> **INSTRUCTIONS FOR THE TASK**:
Produce an exact transcription of the listing below, omitting the pictures.

> **DATA SEGMENT**:

>>>

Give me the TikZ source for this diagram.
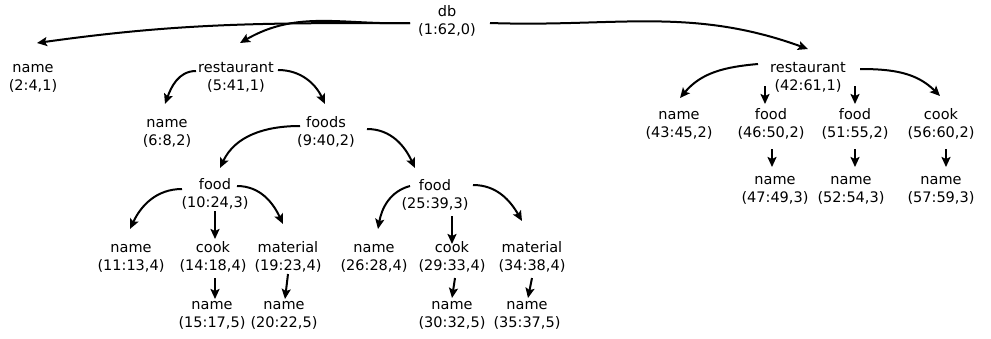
\documentclass[tikz,border=0pt]{standalone}
\usepackage{fontspec}
\setmainfont{DejaVu Sans}
\usetikzlibrary{arrows.meta}
\newcommand{\twol}[2]{\strut#1\\\strut#2}
\begin{document}
\begin{tikzpicture}[x=1pt,y=1pt,
  lbl/.style={inner sep=0pt, align=center, font=\fontsize{14.5}{18}\selectfont},
  arr/.style={line width=2pt, -{Stealth[length=10pt,width=9pt,inset=2pt]}}]
\useasboundingbox (0,0) rectangle (991,-338);
% nodes
\node[lbl] (db)    at (447,-22)  {\twol{db}{(1:62,0)}};
\node[lbl] (n1)    at (33,-78)   {\twol{name}{(2:4,1)}};
\node[lbl] (r1)    at (236,-78)  {\twol{restaurant}{(5:41,1)}};
\node[lbl] (n2)    at (167,-133) {\twol{name}{(6:8,2)}};
\node[lbl] (foods) at (326,-133) {\twol{foods}{(9:40,2)}};
\node[lbl] (food1) at (215,-195) {\twol{food}{(10:24,3)}};
\node[lbl] (food2) at (435,-196) {\twol{food}{(25:39,3)}};
\node[lbl] (n11)   at (131,-258) {\twol{name}{(11:13,4)}};
\node[lbl] (cook1) at (213,-258) {\twol{cook}{(14:18,4)}};
\node[lbl] (mat1)  at (288,-258) {\twol{material}{(19:23,4)}};
\node[lbl] (n15)   at (212,-315) {\twol{name}{(15:17,5)}};
\node[lbl] (n20)   at (284,-315) {\twol{name}{(20:22,5)}};
\node[lbl] (n26)   at (374,-258) {\twol{name}{(26:28,4)}};
\node[lbl] (cook2) at (452,-258) {\twol{cook}{(29:33,4)}};
\node[lbl] (mat2)  at (532,-258) {\twol{material}{(34:38,4)}};
\node[lbl] (n30)   at (452,-315) {\twol{name}{(30:32,5)}};
\node[lbl] (n35)   at (527,-315) {\twol{name}{(35:37,5)}};
\node[lbl] (r2)    at (808,-78)  {\twol{restaurant}{(42:61,1)}};
\node[lbl] (n43)   at (679,-125) {\twol{name}{(43:45,2)}};
\node[lbl] (f46)   at (771,-125) {\twol{food}{(46:50,2)}};
\node[lbl] (f51)   at (855,-125) {\twol{food}{(51:55,2)}};
\node[lbl] (c56)   at (941,-125) {\twol{cook}{(56:60,2)}};
\node[lbl] (n47)   at (775,-190) {\twol{name}{(47:49,3)}};
\node[lbl] (n52)   at (851,-190) {\twol{name}{(52:54,3)}};
\node[lbl] (n57)   at (941,-190) {\twol{name}{(57:59,3)}};
% connectors
\draw[arr] ([shift={(-37,-1)}]db.center) to[out=180,in=8] ([shift={(4,35)}]n1.center);
\draw[arr] ([shift={(-37,-1)}]db.center) to[out=182,in=30] ([shift={(4,35)}]r1.center);
\draw[arr] ([shift={(43,-1)}]db.center) to[out=-2,in=160] ([shift={(0,29)}]r2.center);
\draw[arr] ([shift={(-40,7)}]r1.center) to[out=180,in=70] ([shift={(-2,29)}]n2.center);
\draw[arr] ([shift={(42,8)}]r1.center) to[out=0,in=115] ([shift={(-1,29)}]foods.center);
\draw[arr] ([shift={(-26,7)}]foods.center) to[out=180,in=65] ([shift={(5,27)}]food1.center);
\draw[arr] ([shift={(41,4)}]foods.center) to[out=0,in=115] ([shift={(-20,28)}]food2.center);
\draw[arr] ([shift={(-33,6)}]food1.center) to[out=180,in=65] ([shift={(-1,29)}]n11.center);
\draw[arr] ([shift={(0,-16)}]food1.center) -- ([shift={(2,19)}]cook1.center);
\draw[arr] ([shift={(22,9)}]food1.center) to[out=0,in=115] ([shift={(-5,34)}]mat1.center);
\draw[arr] ([shift={(2,-20)}]cook1.center) -- ([shift={(3,16)}]n15.center);
\draw[arr] ([shift={(0,-16)}]mat1.center) -- ([shift={(1,16)}]n20.center);
\draw[arr] ([shift={(-25,10)}]food2.center) to[out=195,in=80] ([shift={(4,29)}]n26.center);
\draw[arr] ([shift={(17,-20)}]food2.center) -- ([shift={(0,14)}]cook2.center);
\draw[arr] ([shift={(38,11)}]food2.center) to[out=0,in=120] ([shift={(-10,37)}]mat2.center);
\draw[arr] ([shift={(3,-20)}]cook2.center) -- ([shift={(0,17)}]n30.center);
\draw[arr] ([shift={(0,-20)}]mat2.center) -- ([shift={(1,17)}]n35.center);
\draw[arr] ([shift={(-50,14)}]r2.center) to[out=185,in=50] ([shift={(1,27)}]n43.center);
\draw[arr] ([shift={(-43,-8)}]r2.center) -- ([shift={(-6,21)}]f46.center);
\draw[arr] ([shift={(47,-8)}]r2.center) -- ([shift={(0,21)}]f51.center);
\draw[arr] ([shift={(52,9)}]r2.center) to[out=0,in=135] ([shift={(-1,29)}]c56.center);
\draw[arr] ([shift={(1,-24)}]f46.center) -- ([shift={(-3,23)}]n47.center);
\draw[arr] ([shift={(0,-24)}]f51.center) -- ([shift={(4,23)}]n52.center);
\draw[arr] ([shift={(5,-24)}]c56.center) -- ([shift={(5,23)}]n57.center);
\end{tikzpicture}
\end{document}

<<<

> **REPLY TO THE EXERCISE**:
Give me the TikZ source for this diagram.
\documentclass[tikz,border=0pt]{standalone}
\usepackage{fontspec}
\setmainfont{DejaVu Sans}
\usetikzlibrary{arrows.meta}
\newcommand{\twol}[2]{\strut#1\\\strut#2}
\begin{document}
\begin{tikzpicture}[x=1pt,y=1pt,
  lbl/.style={inner sep=0pt, align=center, font=\fontsize{14.5}{18}\selectfont},
  arr/.style={line width=2pt, -{Stealth[length=10pt,width=9pt,inset=2pt]}}]
\useasboundingbox (0,0) rectangle (991,-338);
% nodes
\node[lbl] (db)    at (447,-22)  {\twol{db}{(1:62,0)}};
\node[lbl] (n1)    at (33,-78)   {\twol{name}{(2:4,1)}};
\node[lbl] (r1)    at (236,-78)  {\twol{restaurant}{(5:41,1)}};
\node[lbl] (n2)    at (167,-133) {\twol{name}{(6:8,2)}};
\node[lbl] (foods) at (326,-133) {\twol{foods}{(9:40,2)}};
\node[lbl] (food1) at (215,-195) {\twol{food}{(10:24,3)}};
\node[lbl] (food2) at (435,-196) {\twol{food}{(25:39,3)}};
\node[lbl] (n11)   at (131,-258) {\twol{name}{(11:13,4)}};
\node[lbl] (cook1) at (213,-258) {\twol{cook}{(14:18,4)}};
\node[lbl] (mat1)  at (288,-258) {\twol{material}{(19:23,4)}};
\node[lbl] (n15)   at (212,-315) {\twol{name}{(15:17,5)}};
\node[lbl] (n20)   at (284,-315) {\twol{name}{(20:22,5)}};
\node[lbl] (n26)   at (374,-258) {\twol{name}{(26:28,4)}};
\node[lbl] (cook2) at (452,-258) {\twol{cook}{(29:33,4)}};
\node[lbl] (mat2)  at (532,-258) {\twol{material}{(34:38,4)}};
\node[lbl] (n30)   at (452,-315) {\twol{name}{(30:32,5)}};
\node[lbl] (n35)   at (527,-315) {\twol{name}{(35:37,5)}};
\node[lbl] (r2)    at (808,-78)  {\twol{restaurant}{(42:61,1)}};
\node[lbl] (n43)   at (679,-125) {\twol{name}{(43:45,2)}};
\node[lbl] (f46)   at (771,-125) {\twol{food}{(46:50,2)}};
\node[lbl] (f51)   at (855,-125) {\twol{food}{(51:55,2)}};
\node[lbl] (c56)   at (941,-125) {\twol{cook}{(56:60,2)}};
\node[lbl] (n47)   at (775,-190) {\twol{name}{(47:49,3)}};
\node[lbl] (n52)   at (851,-190) {\twol{name}{(52:54,3)}};
\node[lbl] (n57)   at (941,-190) {\twol{name}{(57:59,3)}};
% connectors
\draw[arr] ([shift={(-37,-1)}]db.center) to[out=180,in=8] ([shift={(4,35)}]n1.center);
\draw[arr] ([shift={(-37,-1)}]db.center) to[out=182,in=30] ([shift={(4,35)}]r1.center);
\draw[arr] ([shift={(43,-1)}]db.center) to[out=-2,in=160] ([shift={(0,29)}]r2.center);
\draw[arr] ([shift={(-40,7)}]r1.center) to[out=180,in=70] ([shift={(-2,29)}]n2.center);
\draw[arr] ([shift={(42,8)}]r1.center) to[out=0,in=115] ([shift={(-1,29)}]foods.center);
\draw[arr] ([shift={(-26,7)}]foods.center) to[out=180,in=65] ([shift={(5,27)}]food1.center);
\draw[arr] ([shift={(41,4)}]foods.center) to[out=0,in=115] ([shift={(-20,28)}]food2.center);
\draw[arr] ([shift={(-33,6)}]food1.center) to[out=180,in=65] ([shift={(-1,29)}]n11.center);
\draw[arr] ([shift={(0,-16)}]food1.center) -- ([shift={(2,19)}]cook1.center);
\draw[arr] ([shift={(22,9)}]food1.center) to[out=0,in=115] ([shift={(-5,34)}]mat1.center);
\draw[arr] ([shift={(2,-20)}]cook1.center) -- ([shift={(3,16)}]n15.center);
\draw[arr] ([shift={(0,-16)}]mat1.center) -- ([shift={(1,16)}]n20.center);
\draw[arr] ([shift={(-25,10)}]food2.center) to[out=195,in=80] ([shift={(4,29)}]n26.center);
\draw[arr] ([shift={(17,-20)}]food2.center) -- ([shift={(0,14)}]cook2.center);
\draw[arr] ([shift={(38,11)}]food2.center) to[out=0,in=120] ([shift={(-10,37)}]mat2.center);
\draw[arr] ([shift={(3,-20)}]cook2.center) -- ([shift={(0,17)}]n30.center);
\draw[arr] ([shift={(0,-20)}]mat2.center) -- ([shift={(1,17)}]n35.center);
\draw[arr] ([shift={(-50,14)}]r2.center) to[out=185,in=50] ([shift={(1,27)}]n43.center);
\draw[arr] ([shift={(-43,-8)}]r2.center) -- ([shift={(-6,21)}]f46.center);
\draw[arr] ([shift={(47,-8)}]r2.center) -- ([shift={(0,21)}]f51.center);
\draw[arr] ([shift={(52,9)}]r2.center) to[out=0,in=135] ([shift={(-1,29)}]c56.center);
\draw[arr] ([shift={(1,-24)}]f46.center) -- ([shift={(-3,23)}]n47.center);
\draw[arr] ([shift={(0,-24)}]f51.center) -- ([shift={(4,23)}]n52.center);
\draw[arr] ([shift={(5,-24)}]c56.center) -- ([shift={(5,23)}]n57.center);
\end{tikzpicture}
\end{document}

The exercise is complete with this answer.